__Short problem__. Take the listing from its first line through the line that contains "50, bottom: 225" and please retype those lines exactly, leaving out the pictures.

__Dataset excerpt__.
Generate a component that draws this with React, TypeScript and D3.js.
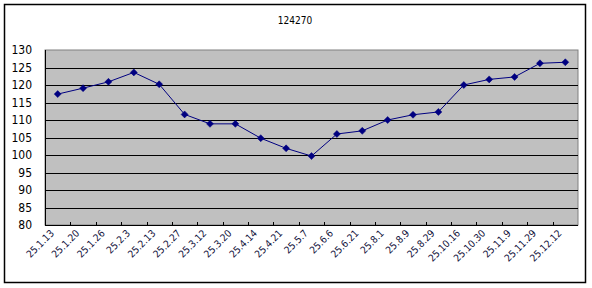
import React from "react";
import * as d3 from "d3";

const title = "124270";
const categories = [
  "25.1.13", "25.1.20", "25.1.26", "25.2.3", "25.2.13", "25.2.27", "25.3.12",
  "25.3.20", "25.4.14", "25.4.21", "25.5.7", "25.6.6", "25.6.21", "25.8.1",
  "25.8.9", "25.8.29", "25.10.16", "25.10.30", "25.11.9", "25.11.29", "25.12.12",
];
const values = [
  117.4, 119.1, 120.9, 123.6, 120.2, 111.6, 108.9, 108.9, 104.8, 101.9, 99.7,
  106.0, 106.9, 110.0, 111.5, 112.3, 120.0, 121.6, 122.3, 126.2, 126.5,
];
const yTicks = [80, 85, 90, 95, 100, 105, 110, 115, 120, 125, 130];

const W = 592;
const H = 288;
const plot = { left: 45, right: 578, top: 50, bottom: 225 };

export default function App() {
  const x = d3
    .scaleBand<string>()
    .domain(categories)
    .range([plot.left, plot.right])
    .paddingInner(0)
    .paddingOuter(0);
  const y = d3.scaleLinear().domain([80, 130]).range([plot.bottom, plot.top]);
  const cx = (c: string) => (x(c) as number) + x.bandwidth() / 2;
  const line = d3
    .line<number>()
    .x((_, i) => cx(categories[i]))
    .y((v) => y(v));
  const diamond = "M0,-3.5L3.5,0L0,3.5L-3.5,0Z";
  const font = "'DejaVu Sans Condensed', 'Liberation Sans Narrow', 'Liberation Sans', sans-serif";

  return (
    <svg
      width={W}
      height={H}
      style={{ position: "absolute", left: 0, top: 0, background: "#fff" }}
    >
      <rect x={4.5} y={4.5} width={581} height={278} fill="#fff" stroke="#000" strokeWidth={1.5} />
      <text x={295} y={24} textAnchor="middle" fontFamily={font} fontSize={10} fill="#000">
        {title}
      </text>
      <rect
        x={plot.left}
        y={plot.top}
        width={plot.right - plot.left}
        height={plot.bottom - plot.top}
        fill="#C0C0C0"
        stroke="#808080"
        strokeWidth={1}
      />
      {yTicks.map((t) => (
        <g key={t}>
          {t !== 80 && t !== 130 && (
            <line x1={plot.left} x2={plot.right} y1={Math.round(y(t)) + 0.5} y2={Math.round(y(t)) + 0.5} stroke="#000" strokeWidth={1} />
          )}
          <text
            x={32}
            y={y(t) + 4}
            textAnchor="end"
            fontFamily={font}
            fontSize={12}
            fill="#000"
          >
            {t}
          </text>
        </g>
      ))}
      <line x1={plot.left + 0.5} x2={plot.left + 0.5} y1={plot.top} y2={plot.bottom} stroke="#000" strokeWidth={1} />
      <line x1={plot.left} x2={plot.right} y1={plot.bottom + 0.5} y2={plot.bottom + 0.5} stroke="#000" strokeWidth={1} />
      {categories.map((c, i) => {
        const bx = Math.round(x(c) as number) + 0.5;
        return i > 0 ? (
          <line key={"t" + c} x1={bx} x2={bx} y1={plot.bottom} y2={plot.bottom - 3} stroke="#000" strokeWidth={1} />
        ) : null;
      })}
      <path d={line(values) as string} fill="none" stroke="#000080" strokeWidth={1} />
      {values.map((v, i) => (
        <path key={i} d={diamond} transform={`translate(${cx(categories[i])},${y(v)})`} fill="#000080" stroke="#000080" strokeWidth={0.5} />
      ))}
      {categories.map((c) => (
        <text
          key={"l" + c}
          transform={`translate(${cx(c) - 3},${plot.bottom + 9}) rotate(-45)`}
          textAnchor="end"
          fontFamily={font}
          fontSize={10}
          fill="#10103a"
        >
          {c}
        </text>
      ))}
    </svg>
  );
}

__Response__.
Generate a component that draws this with React, TypeScript and D3.js.
import React from "react";
import * as d3 from "d3";

const title = "124270";
const categories = [
  "25.1.13", "25.1.20", "25.1.26", "25.2.3", "25.2.13", "25.2.27", "25.3.12",
  "25.3.20", "25.4.14", "25.4.21", "25.5.7", "25.6.6", "25.6.21", "25.8.1",
  "25.8.9", "25.8.29", "25.10.16", "25.10.30", "25.11.9", "25.11.29", "25.12.12",
];
const values = [
  117.4, 119.1, 120.9, 123.6, 120.2, 111.6, 108.9, 108.9, 104.8, 101.9, 99.7,
  106.0, 106.9, 110.0, 111.5, 112.3, 120.0, 121.6, 122.3, 126.2, 126.5,
];
const yTicks = [80, 85, 90, 95, 100, 105, 110, 115, 120, 125, 130];

const W = 592;
const H = 288;
const plot = { left: 45, right: 578, top: 50, bottom: 225 };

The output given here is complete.